TASK BRIEF -> Repeat everything from the first line of the listing below through the line that contains "const fmt = v", exactly. Leave out pictures.

PROVIDED MATERIAL ->
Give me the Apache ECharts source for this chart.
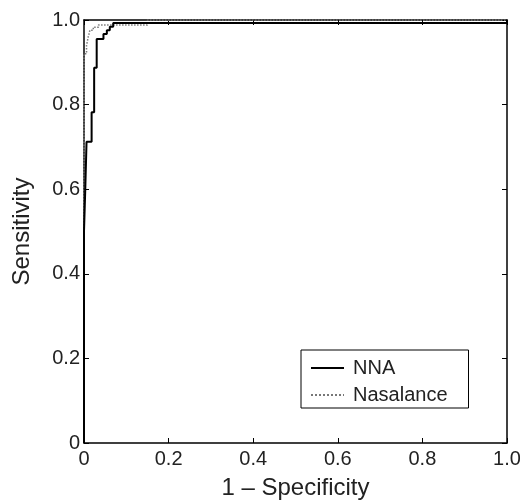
<!DOCTYPE html>
<html>
<head>
<meta charset="utf-8">
<script src="https://cdn.jsdelivr.net/npm/echarts@6/dist/echarts.min.js"></script>
<style>
  html, body { margin: 0; padding: 0; background: #fff; }
  #chart { width: 520px; height: 500px; }
</style>
</head>
<body>
<div id="chart"></div>
<script>
// ROC curves: [1 - specificity, sensitivity]
const nnaPoints = [
  [0, 0], [0, 0.5], [0.003, 0.5], [0.003, 0.6], [0.006, 0.6], [0.006, 0.712],
  [0.018, 0.712], [0.018, 0.782], [0.024, 0.782], [0.024, 0.887],
  [0.03, 0.887], [0.03, 0.955], [0.046, 0.955], [0.046, 0.967],
  [0.054, 0.967], [0.054, 0.976], [0.061, 0.976], [0.061, 0.984],
  [0.069, 0.984], [0.069, 0.993], [1, 0.993], [1, 1]
];
const nasalancePoints = [
  [0, 0], [0, 0.92], [0.006, 0.92], [0.006, 0.94], [0.01, 0.94], [0.01, 0.96],
  [0.014, 0.96], [0.014, 0.976], [0.022, 0.976], [0.022, 0.983],
  [0.034, 0.983], [0.034, 0.988], [0.15, 0.988], [0.15, 1], [1, 1]
];
const seriesNames = ['NNA', 'Nasalance'];

const font = 'Liberation Sans, Arial, sans-serif';
const fmt = v => (v === 0 ? '0' : v.toFixed(1));

const chart = echarts.init(document.getElementById('chart'));

const baseAxis = {
  type: 'value',
  min: 0,
  max: 1,
  interval: 0.2,
  axisLine: { show: true, onZero: false, lineStyle: { color: '#000', width: 1.5 } },
  axisTick: { show: true, inside: true, length: 5, lineStyle: { color: '#000', width: 1 } },
  splitLine: { show: false }
};

chart.setOption({
  animation: false,
  backgroundColor: '#fff',
  grid: { left: 84, right: 13, top: 20, bottom: 57, outerBoundsMode: 'none', containLabel: false },
  xAxis: [
    Object.assign({}, baseAxis, {
      position: 'bottom',
      name: '1 – Specificity',
      nameLocation: 'middle',
      nameGap: 33,
      nameTextStyle: { fontFamily: font, fontSize: 24, color: '#222' },
      axisLabel: { formatter: fmt, fontFamily: font, fontSize: 20, color: '#222', margin: 6 }
    }),
    Object.assign({}, baseAxis, { position: 'top', axisLabel: { show: false } })
  ],
  yAxis: [
    Object.assign({}, baseAxis, {
      position: 'left',
      name: 'Sensitivity',
      nameLocation: 'middle',
      nameGap: 50,
      nameTextStyle: { fontFamily: font, fontSize: 24, color: '#222' },
      axisLabel: { formatter: fmt, fontFamily: font, fontSize: 20, color: '#222', margin: 4 }
    }),
    Object.assign({}, baseAxis, { position: 'right', axisLabel: { show: false } })
  ],
  legend: {
    orient: 'vertical',
    left: 301,
    top: 350,
    data: seriesNames,
    itemWidth: 33,
    itemHeight: 20,
    itemGap: 7,
    padding: [8, 21, 3, 9],
    borderColor: '#000',
    borderWidth: 1,
    backgroundColor: '#fff',
    itemStyle: { opacity: 0 },
    textStyle: { fontFamily: font, fontSize: 20, color: '#222', padding: [0, 0, 0, 4] }
  },
  series: [
    {
      name: seriesNames[0],
      type: 'line',
      data: nnaPoints,
      symbol: 'none',
      lineStyle: { color: '#000', width: 2 },
      itemStyle: { color: '#000' },
      z: 3
    },
    {
      name: seriesNames[1],
      type: 'line',
      data: nasalancePoints,
      symbol: 'none',
      lineStyle: { color: '#777', width: 1.5, type: 'dotted' },
      itemStyle: { color: '#777' },
      z: 2
    }
  ]
});
</script>
</body>
</html>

TASK OUTPUT ->
Give me the Apache ECharts source for this chart.
<!DOCTYPE html>
<html>
<head>
<meta charset="utf-8">
<script src="https://cdn.jsdelivr.net/npm/echarts@6/dist/echarts.min.js"></script>
<style>
  html, body { margin: 0; padding: 0; background: #fff; }
  #chart { width: 520px; height: 500px; }
</style>
</head>
<body>
<div id="chart"></div>
<script>
// ROC curves: [1 - specificity, sensitivity]
const nnaPoints = [
  [0, 0], [0, 0.5], [0.003, 0.5], [0.003, 0.6], [0.006, 0.6], [0.006, 0.712],
  [0.018, 0.712], [0.018, 0.782], [0.024, 0.782], [0.024, 0.887],
  [0.03, 0.887], [0.03, 0.955], [0.046, 0.955], [0.046, 0.967],
  [0.054, 0.967], [0.054, 0.976], [0.061, 0.976], [0.061, 0.984],
  [0.069, 0.984], [0.069, 0.993], [1, 0.993], [1, 1]
];
const nasalancePoints = [
  [0, 0], [0, 0.92], [0.006, 0.92], [0.006, 0.94], [0.01, 0.94], [0.01, 0.96],
  [0.014, 0.96], [0.014, 0.976], [0.022, 0.976], [0.022, 0.983],
  [0.034, 0.983], [0.034, 0.988], [0.15, 0.988], [0.15, 1], [1, 1]
];
const seriesNames = ['NNA', 'Nasalance'];

const font = 'Liberation Sans, Arial, sans-serif';
const fmt = v => (v === 0 ? '0' : v.toFixed(1));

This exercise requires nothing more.